The Players Association serves as the collective bargaining representative of all players on the women's national soccer team. It is governed by a constitution and by-laws, which were enacted on March 23, 2001. Under the Article IV of the Constitution and By-Laws, the Players Association is governed by three Players' Representatives and one Executive Director chosen by the members of the organization. The Article IV (e) states that the Executive Director "will be appointed by a majority of the Players Representatives and shall serve for a term to be agreed upon by a majority of the Players Representatives". Article (g) states that in the event that the "Players Representatives do not appoint an Executive Director, this function shall be filled by the General Counsel of this Association, and the General Counsel is authorized to perform all the functions of the Executive Director during that period."

The Article VIII further provides that: (a) The Executive Director shall be responsible for negotiations with the Federation after consultation with the members and the Players Representatives. The membership, by a determination of the majority of the voting members, can direct the Executive Director's negotiation approach with the Federation, including a specific action of which issues to address or not to address with the Federation.
(b) All Collective Bargaining Agreements between this Association and the Federation, and any amendments or modifications thereto, shall be signed by a designated Players Representative or the Executive Director and shall require the approval of a majority of the voting members.

== Collective bargaining agreements ==
The USSF and the Players Association entered into their first collective bargaining agreement in March 2001, which was in effect from February 1, 2000, through December 31, 2004. A second collective bargaining agreement, the "2005 CBA", was executed on January 12, 2006. This agreement covered the time period from January 1, 2005, through December 31, 2012. Each of these agreements expressly incorporated the terms of a corresponding Uniform Player Agreement and fee schedule. The 2005 CBA, however, also contained a "no strike, no lockout" clause, which barred the Players Association from authorizing, encouraging, or engaging in any strike, work stoppage, slowdown or other concerted interference with the activities of the Federation during the term of the agreement and barred the USSF from engaging in a lockout during the term of the agreement.
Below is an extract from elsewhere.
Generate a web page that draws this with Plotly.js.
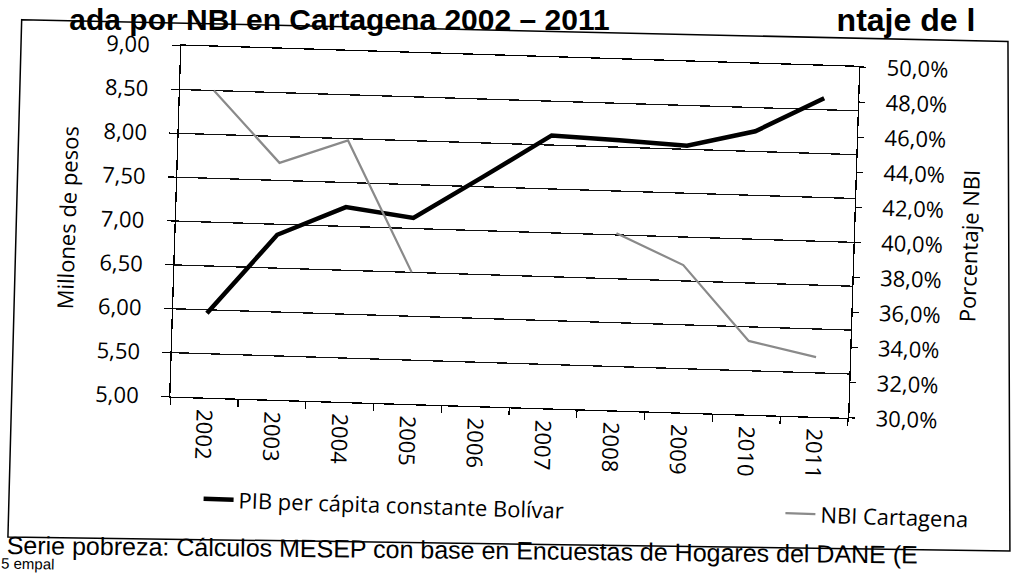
<!DOCTYPE html>
<html>
<head>
<meta charset="utf-8">
<script src="https://cdn.plot.ly/plotly-3.0.1.min.js"></script>
<style>
  html, body { margin:0; padding:0; width:1014px; height:574px; overflow:hidden; background:#fff; }
  #chart { position:absolute; left:-23px; top:-33px; width:1060px; height:640px; transform:rotate(1.8deg); transform-origin:50% 50%; }
</style>
</head>
<body>
<div id="chart"></div>
<script>
// Data
var years = ["2002","2003","2004","2005","2006","2007","2008","2009","2010","2011"];
var pibPerCapita = [5.96, 6.88, 7.22, 7.12, 7.61, 8.11, 8.08, 8.04, 8.23, 8.63]; // Millones de pesos
var nbiCartagena = [47.5, 43.5, 44.9, 37.5, null, null, 40.1, 38.4, 34.2, 33.4]; // Porcentaje NBI
var pibName = "PIB per cápita constante Bolívar";
var nbiName = "NBI Cartagena";
var yTitle = "Millones de pesos";
var y2Title = "Porcentaje NBI";
var titleText = "ada por NBI en Cartagena 2002 – 2011";
var titleRight = "ntaje de l";
var sourceText = "Serie pobreza: Cálculos MESEP con base en Encuestas de Hogares del DANE (E";
var sourceText2 = "5 empal";

var chartFont = "Open Sans, sans-serif";
var noteFont = "Liberation Sans, Arial, sans-serif";

var traces = [
  {
    x: years, y: pibPerCapita, name: pibName, type: "scatter", mode: "lines",
    line: {color: "#000000", width: 4.5}, yaxis: "y", legend: "legend", hoverinfo: "skip"
  },
  {
    x: years, y: nbiCartagena, name: nbiName, type: "scatter", mode: "lines",
    line: {color: "#8a8a8a", width: 2.2}, yaxis: "y2", legend: "legend2",
    connectgaps: false, hoverinfo: "skip"
  }
];

var legendFont = {family: chartFont, size: 22, color: "#000"};

var layout = {
  width: 1060, height: 640,
  margin: {l: 197, r: 185, t: 89, b: 200, pad: 0},
  paper_bgcolor: "#ffffff", plot_bgcolor: "#ffffff",
  separators: ",.",
  font: {family: chartFont, size: 22, color: "#000"},
  showlegend: true,
  legend: {
    orientation: "h", x: 0.0463, y: -0.229, xanchor: "left", yanchor: "top",
    font: legendFont, bgcolor: "rgba(0,0,0,0)"
  },
  legend2: {
    orientation: "h", x: 0.9047, y: -0.218, xanchor: "left", yanchor: "top",
    font: legendFont, bgcolor: "rgba(0,0,0,0)"
  },
  xaxis: {
    type: "category", range: [-0.5, 9.5], showgrid: false, zeroline: false,
    showline: true, linecolor: "#000", linewidth: 1.3, mirror: true,
    ticks: "outside", tickson: "boundaries", ticklen: 7, tickcolor: "#000", tickwidth: 1.2,
    tickangle: 90, ticklabelstandoff: 6,
    tickfont: {family: chartFont, size: 22, color: "#000"}
  },
  yaxis: {
    range: [5, 9], dtick: 0.5, tick0: 5, tickformat: ".2f",
    showgrid: true, gridcolor: "#111", gridwidth: 1.3, zeroline: false,
    showline: true, linecolor: "#000", linewidth: 1.3,
    ticks: "outside", ticklen: 8, tickcolor: "#000", tickwidth: 1.2, ticklabelstandoff: 18,
    tickfont: {family: chartFont, size: 22, color: "#000"},
    title: {text: yTitle, standoff: 18, font: {family: chartFont, size: 22, color: "#000"}}
  },
  yaxis2: {
    range: [30, 50], dtick: 2, tick0: 30, tickformat: ".1f", ticksuffix: "%",
    overlaying: "y", side: "right", showgrid: false, zeroline: false,
    showline: true, linecolor: "#000", linewidth: 1.3,
    ticks: "outside", ticklen: 6, tickcolor: "#000", tickwidth: 1.2, ticklabelstandoff: 16,
    tickfont: {family: chartFont, size: 22, color: "#000"},
    title: {text: y2Title, standoff: 20, font: {family: chartFont, size: 22, color: "#000"}}
  },
  shapes: [
    {type: "path", xref: "paper", yref: "paper",
     path: "M-0.2367,1.0598 L1.2183,1.0855 L1.2448,-0.3647 L-0.2330,-0.4145 Z",
     line: {color: "#000", width: 1.5}, fillcolor: "rgba(0,0,0,0)", layer: "below"}
  ],
  annotations: [
    {text: "<b>" + titleText + "</b>", xref: "paper", yref: "paper", x: 0.2311, y: 1.090,
     xanchor: "center", yanchor: "middle", showarrow: false, textangle: -1.8,
     font: {family: noteFont, size: 30, color: "#000"}},
    {text: "<b>" + titleRight + "</b>", xref: "paper", yref: "paper", x: 1.0677, y: 1.138,
     xanchor: "center", yanchor: "middle", showarrow: false, textangle: -1.8,
     font: {family: noteFont, size: 32, color: "#000"}},
    {text: sourceText, xref: "paper", yref: "paper", x: 0.4371, y: -0.4108,
     xanchor: "center", yanchor: "middle", showarrow: false, textangle: -1.2,
     font: {family: noteFont, size: 25, color: "#000"}},
    {text: sourceText2, xref: "paper", yref: "paper", x: -0.2021, y: -0.490,
     xanchor: "center", yanchor: "middle", showarrow: false, textangle: -0.7,
     font: {family: noteFont, size: 15, color: "#000"}}
  ]
};

Plotly.newPlot("chart", traces, layout, {displayModeBar: false, staticPlot: true});
</script>
</body>
</html>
In the fall of 2012, the organization began negotiating a new collective bargaining agreement. However, due to the approaching deadline for the integration of the women's national team into the newly formed National Women's Soccer League (NWSL), negotiations were complicated, and several issues remained unsolved. Regardless, the parties agreed to execute a Memorandum of Understanding (MOU), with the understanding that a fully integrated CBA would be executed once the remaining issues were resolved. Represented by John B. Langel and Ruth Uselton, in March 2013, the USSF and USWNT finalized their new collective bargaining agreement through 2016. This deal carried the federation and the women's national soccer team through the 2015 FIFA Women's World Cup in Canada and the 2016 Olympic Games in Rio. This new four-year CBA would consist on the terms contained in the 2005 CBA as amended, modified, and/or supplemented by the MOU. In December 2015, the new General Counsel Richard M. Nichols, provided the USSF with notice that the Players Associations intended to engage in actions to terminate or modify the Memorandum of Understanding. The organization believed there was no bargaining agreement in place and that the MOU was terminable at will. Additionally, it also refused to agree that it would not engage in a strike or other job action prior to December 2016.

In April 2017, the labor impasse between the Association and USSF was over. The two sides announced that they have ratified a new collective bargaining agreement that goes through 2021. The agreement carried through the 2019 FIFA Women's World Cup in France and the 2020 Olympics in Tokyo. This new CBA included a commitment from the USSF to pay the NWSL salaries for allocated players; a return commitment by the players to compete in the NWSL; a requirement to improve NWSL standards; and the ability of the Players Association to control group likeness rights for non-exclusive licensing in sponsorship categories where USSF does not have a sponsor."

The Players Association signed the team's new collective bargaining agreement with USSF on September 6, 2022, prior to a national team friendly against Nigeria in Washington, D.C. Players Association president Becky Sauerbrunn declared the agreement to be "a huge win for workers and for labor rights" in a speech to the audience.

== Lawsuits ==
In 2016, the union was in a dispute with the USSF over the end date of the collective bargaining agreement. On March 31, 2016, five members of the women's national soccer team filed a charge with the Equal Employment Opportunity Commission alleging wage discrimination, as women soccer players earn less money than players on the men's team. The complaint was filed by Hope Solo, Carli Lloyd, Megan Rapinoe, Becky Sauerbrunn, and Alex Morgan, who argued that the men earned more money for no other reason than being male. The filing cited figures from the USSF's 2015 financial report, which stated that despite the women's team generating nearly $20 million more revenue that year than the men's team, the women were paid about a quarter of what the men earned.

On March 8, 2019, another gender discrimination lawsuit was filed by all 28 members of the women's national team. The filing came just three months before the team begins its title defense at the upcoming 2019 World Cup. The lawsuit was filed under the Equal Pay Act of 1963 and Title VII of the Civil Rights Act in U.S. District Court in Los Angeles. The women argued that the USSF was engaging in discrimination by paying them less than members of the men's national team for substantially equal work, while denying them at least equal playing, training, and travel conditions, match promotion, match support and development, and other terms and conditions of employment. The players behind the legal action demanded a trial by jury on all the issues mentioned in their complaint, including demanding to be paid the same as the men's national team. The women's national team settled with USSF on February 22, 2022, for $24 million, of which $22 million would go to the players.